• Supplied data:

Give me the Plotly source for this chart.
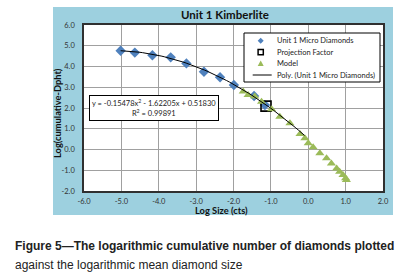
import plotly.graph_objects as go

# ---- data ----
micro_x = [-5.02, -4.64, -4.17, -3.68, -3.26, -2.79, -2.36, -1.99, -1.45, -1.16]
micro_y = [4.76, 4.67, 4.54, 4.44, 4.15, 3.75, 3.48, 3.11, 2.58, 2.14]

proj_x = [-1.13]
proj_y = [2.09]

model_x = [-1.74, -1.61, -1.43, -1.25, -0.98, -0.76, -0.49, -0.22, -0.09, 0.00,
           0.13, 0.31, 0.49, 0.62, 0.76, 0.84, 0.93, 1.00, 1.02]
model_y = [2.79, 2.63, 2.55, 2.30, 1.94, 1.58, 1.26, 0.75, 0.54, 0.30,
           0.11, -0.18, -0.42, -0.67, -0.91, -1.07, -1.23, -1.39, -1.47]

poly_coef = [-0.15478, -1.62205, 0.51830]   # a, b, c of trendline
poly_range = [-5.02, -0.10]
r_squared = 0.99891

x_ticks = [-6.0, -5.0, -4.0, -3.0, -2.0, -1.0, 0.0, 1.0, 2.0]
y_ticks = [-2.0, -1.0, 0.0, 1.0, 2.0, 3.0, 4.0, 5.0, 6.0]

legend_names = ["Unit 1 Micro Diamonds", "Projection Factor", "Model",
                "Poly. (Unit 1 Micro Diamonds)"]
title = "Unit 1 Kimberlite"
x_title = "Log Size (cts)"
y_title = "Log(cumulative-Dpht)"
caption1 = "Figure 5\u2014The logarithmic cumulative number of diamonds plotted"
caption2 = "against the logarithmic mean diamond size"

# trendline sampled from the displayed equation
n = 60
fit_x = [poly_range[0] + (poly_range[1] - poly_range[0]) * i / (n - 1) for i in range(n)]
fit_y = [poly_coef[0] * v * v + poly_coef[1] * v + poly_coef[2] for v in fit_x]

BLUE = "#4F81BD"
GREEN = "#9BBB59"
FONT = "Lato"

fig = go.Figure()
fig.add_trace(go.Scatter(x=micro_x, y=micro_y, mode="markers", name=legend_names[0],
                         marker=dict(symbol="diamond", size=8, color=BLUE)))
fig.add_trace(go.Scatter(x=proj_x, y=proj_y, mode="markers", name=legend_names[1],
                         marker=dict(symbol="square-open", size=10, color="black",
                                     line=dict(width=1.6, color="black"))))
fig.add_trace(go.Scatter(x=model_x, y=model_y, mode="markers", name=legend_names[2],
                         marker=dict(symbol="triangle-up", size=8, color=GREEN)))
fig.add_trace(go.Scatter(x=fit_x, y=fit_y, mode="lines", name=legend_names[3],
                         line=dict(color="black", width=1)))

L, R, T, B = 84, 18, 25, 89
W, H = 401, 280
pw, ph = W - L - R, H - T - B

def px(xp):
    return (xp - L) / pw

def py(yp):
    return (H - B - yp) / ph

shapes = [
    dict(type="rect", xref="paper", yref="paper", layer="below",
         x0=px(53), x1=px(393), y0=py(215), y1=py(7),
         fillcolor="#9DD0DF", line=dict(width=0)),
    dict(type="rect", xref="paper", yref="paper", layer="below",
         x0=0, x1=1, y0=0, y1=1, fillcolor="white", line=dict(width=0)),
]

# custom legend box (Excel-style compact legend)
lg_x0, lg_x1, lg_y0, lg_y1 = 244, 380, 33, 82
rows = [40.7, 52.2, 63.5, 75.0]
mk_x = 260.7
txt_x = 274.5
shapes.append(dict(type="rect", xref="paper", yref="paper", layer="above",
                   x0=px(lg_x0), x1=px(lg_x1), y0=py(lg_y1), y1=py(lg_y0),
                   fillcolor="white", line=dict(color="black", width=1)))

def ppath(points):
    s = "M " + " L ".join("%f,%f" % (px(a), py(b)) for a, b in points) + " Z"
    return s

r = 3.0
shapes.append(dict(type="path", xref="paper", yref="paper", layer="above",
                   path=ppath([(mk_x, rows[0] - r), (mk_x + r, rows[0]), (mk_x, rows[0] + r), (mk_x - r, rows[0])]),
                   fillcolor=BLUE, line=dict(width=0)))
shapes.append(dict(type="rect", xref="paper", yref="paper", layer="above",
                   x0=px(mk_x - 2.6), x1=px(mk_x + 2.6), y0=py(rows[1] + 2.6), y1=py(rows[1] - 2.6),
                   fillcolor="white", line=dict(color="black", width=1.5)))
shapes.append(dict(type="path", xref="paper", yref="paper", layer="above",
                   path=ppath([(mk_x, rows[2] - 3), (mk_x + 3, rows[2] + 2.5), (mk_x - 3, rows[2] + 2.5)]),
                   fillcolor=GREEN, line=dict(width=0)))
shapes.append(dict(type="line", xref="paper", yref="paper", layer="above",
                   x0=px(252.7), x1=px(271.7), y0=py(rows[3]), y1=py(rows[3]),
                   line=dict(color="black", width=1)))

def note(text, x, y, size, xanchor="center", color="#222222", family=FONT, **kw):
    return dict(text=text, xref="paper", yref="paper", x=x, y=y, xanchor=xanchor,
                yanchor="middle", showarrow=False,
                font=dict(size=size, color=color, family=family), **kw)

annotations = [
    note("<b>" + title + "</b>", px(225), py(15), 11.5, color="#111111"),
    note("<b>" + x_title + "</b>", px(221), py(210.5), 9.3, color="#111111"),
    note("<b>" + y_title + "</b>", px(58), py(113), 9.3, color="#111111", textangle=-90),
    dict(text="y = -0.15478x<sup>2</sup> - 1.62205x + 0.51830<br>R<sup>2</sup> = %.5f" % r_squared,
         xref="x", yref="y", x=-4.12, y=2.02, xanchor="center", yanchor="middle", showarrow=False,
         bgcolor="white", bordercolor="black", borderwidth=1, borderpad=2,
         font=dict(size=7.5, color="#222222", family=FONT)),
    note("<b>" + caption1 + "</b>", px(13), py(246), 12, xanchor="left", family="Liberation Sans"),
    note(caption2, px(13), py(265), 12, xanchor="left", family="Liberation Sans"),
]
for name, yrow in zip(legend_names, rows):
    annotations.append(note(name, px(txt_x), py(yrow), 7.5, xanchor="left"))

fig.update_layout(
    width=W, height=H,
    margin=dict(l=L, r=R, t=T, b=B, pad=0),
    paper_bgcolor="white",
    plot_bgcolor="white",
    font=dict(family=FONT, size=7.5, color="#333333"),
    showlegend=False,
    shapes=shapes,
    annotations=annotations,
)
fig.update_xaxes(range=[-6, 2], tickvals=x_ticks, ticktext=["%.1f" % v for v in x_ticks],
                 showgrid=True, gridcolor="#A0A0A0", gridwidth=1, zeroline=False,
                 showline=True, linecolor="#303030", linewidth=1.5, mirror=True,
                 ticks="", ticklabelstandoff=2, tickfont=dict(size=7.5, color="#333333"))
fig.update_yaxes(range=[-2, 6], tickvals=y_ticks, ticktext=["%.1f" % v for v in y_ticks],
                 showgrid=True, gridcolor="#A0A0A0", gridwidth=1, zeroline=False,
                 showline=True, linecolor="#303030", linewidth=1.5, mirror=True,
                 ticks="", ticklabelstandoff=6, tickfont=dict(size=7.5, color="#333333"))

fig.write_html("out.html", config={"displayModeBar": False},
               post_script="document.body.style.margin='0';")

• Task instructions:
Reproduce exactly the run of lines that opens the listing and closes with the line holding "the logarithmic mean". Pictures are excluded.

• The completed task:
Give me the Plotly source for this chart.
import plotly.graph_objects as go

# ---- data ----
micro_x = [-5.02, -4.64, -4.17, -3.68, -3.26, -2.79, -2.36, -1.99, -1.45, -1.16]
micro_y = [4.76, 4.67, 4.54, 4.44, 4.15, 3.75, 3.48, 3.11, 2.58, 2.14]

proj_x = [-1.13]
proj_y = [2.09]

model_x = [-1.74, -1.61, -1.43, -1.25, -0.98, -0.76, -0.49, -0.22, -0.09, 0.00,
           0.13, 0.31, 0.49, 0.62, 0.76, 0.84, 0.93, 1.00, 1.02]
model_y = [2.79, 2.63, 2.55, 2.30, 1.94, 1.58, 1.26, 0.75, 0.54, 0.30,
           0.11, -0.18, -0.42, -0.67, -0.91, -1.07, -1.23, -1.39, -1.47]

poly_coef = [-0.15478, -1.62205, 0.51830]   # a, b, c of trendline
poly_range = [-5.02, -0.10]
r_squared = 0.99891

x_ticks = [-6.0, -5.0, -4.0, -3.0, -2.0, -1.0, 0.0, 1.0, 2.0]
y_ticks = [-2.0, -1.0, 0.0, 1.0, 2.0, 3.0, 4.0, 5.0, 6.0]

legend_names = ["Unit 1 Micro Diamonds", "Projection Factor", "Model",
                "Poly. (Unit 1 Micro Diamonds)"]
title = "Unit 1 Kimberlite"
x_title = "Log Size (cts)"
y_title = "Log(cumulative-Dpht)"
caption1 = "Figure 5\u2014The logarithmic cumulative number of diamonds plotted"
caption2 = "against the logarithmic mean diamond size"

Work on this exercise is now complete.